Open-access content Tuesday 25th June 2019
Authors
Gary Thomas

Despite advances in modern technology, the fundamental issue of wheel detachment continues to be a major concern for the commercial vehicle industry.

When a wheel becomes detached from a moving bus, coach, truck or trailer, it can accelerate to 150 km/h. This has been likened by academics to a bouncing bomb, as the vehicle wheel soars to a height of up to 50 m before dropping and potentially colliding with other road users at an equivalent force of around ten tonnes.

The damage this can cause was evidenced in May when a wheel came off an HGV in Lancashire and collided with an oncoming car.

A Transport Research Laboratory (TRL) report into wheel loss on commercial vehicles, published for the Department for Transport in 2010, estimated that each year there were between 7,500 and 11,000 wheel fixing incidents. Of these, some 150 to 400 resulted in wheel detachments, with 50 to 134 causing damage, ten to 27 leading to injury, and between three and seven resulting in a fatality.

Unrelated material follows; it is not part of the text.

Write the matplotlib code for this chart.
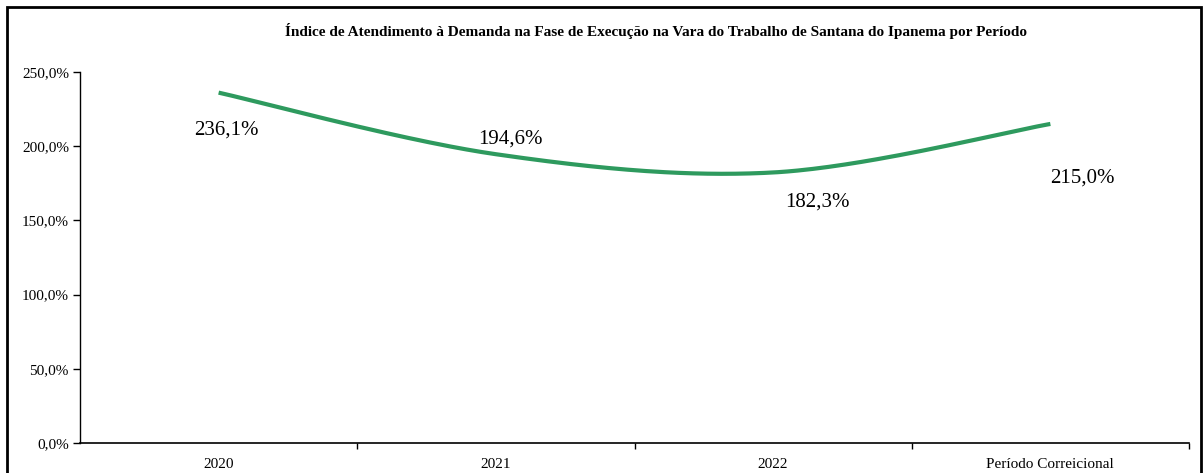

There are many reasons why a wheel may come off a moving commercial vehicle.

Consider a standard heavy truck wheel fixing for a moment. There are typically ten studs and nuts holding that wheel assembly on to the axle. The clearances that allow studs and rim holes to line up are generous so there is potential for movement -- and you are reliant on nut heads and enough torque to hold the wheel in place.

As the wheel turns, it is subject to thermal expansion, vibration and axial forces. These forces load on to one or two studs in sequence rather than all ten simultaneously. The effect is that those generous tolerances present a less-than-perfect mechanical set-up.

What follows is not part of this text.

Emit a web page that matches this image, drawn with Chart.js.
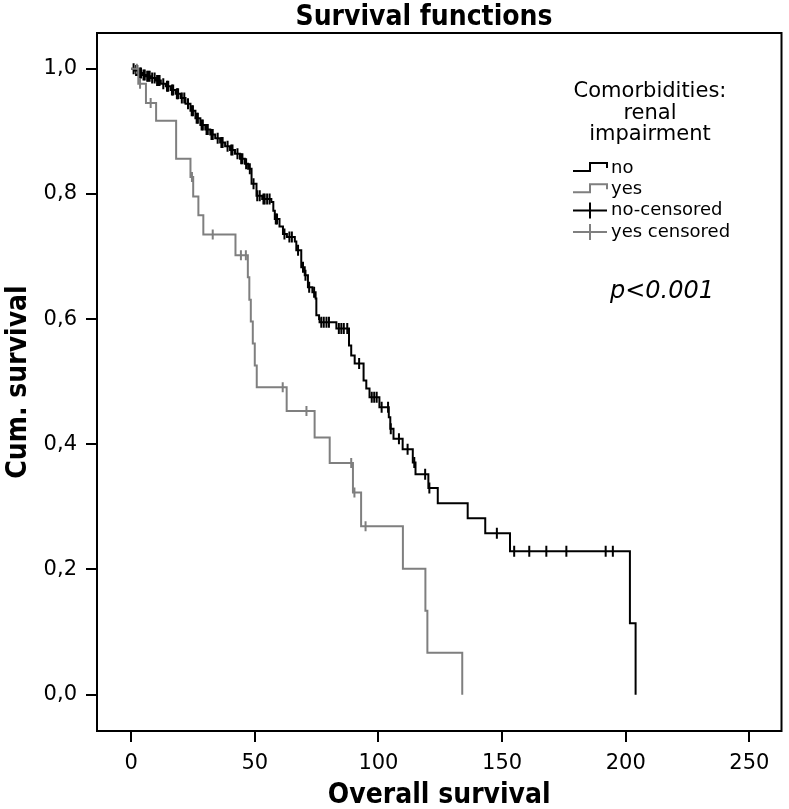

The TRL report suggested the standard design of wheel fixings required a thorough maintenance regime to "adequately reduce the risk of detachment". However, even the best-maintained vehicles can still be prone to mechanical failure or human error.

Fleet operators have been trying to resolve the issue for many years, usually with brightly coloured indicator tags that alert the driver of a loosening wheel nut. But these tags detect potential wheel losses on stationary vehicles only. They are also reliant on the driver conducting their walk-around vehicle inspection which, as we know, doesn't always happen.

It's clear a new approach is needed. The industry has to look at the problem from a different angle if incidents like the one in Lancashire are to be prevented.

Given the most recent research is nearly ten years old, the DfT should perhaps commission a further study to ascertain what, if anything, has changed.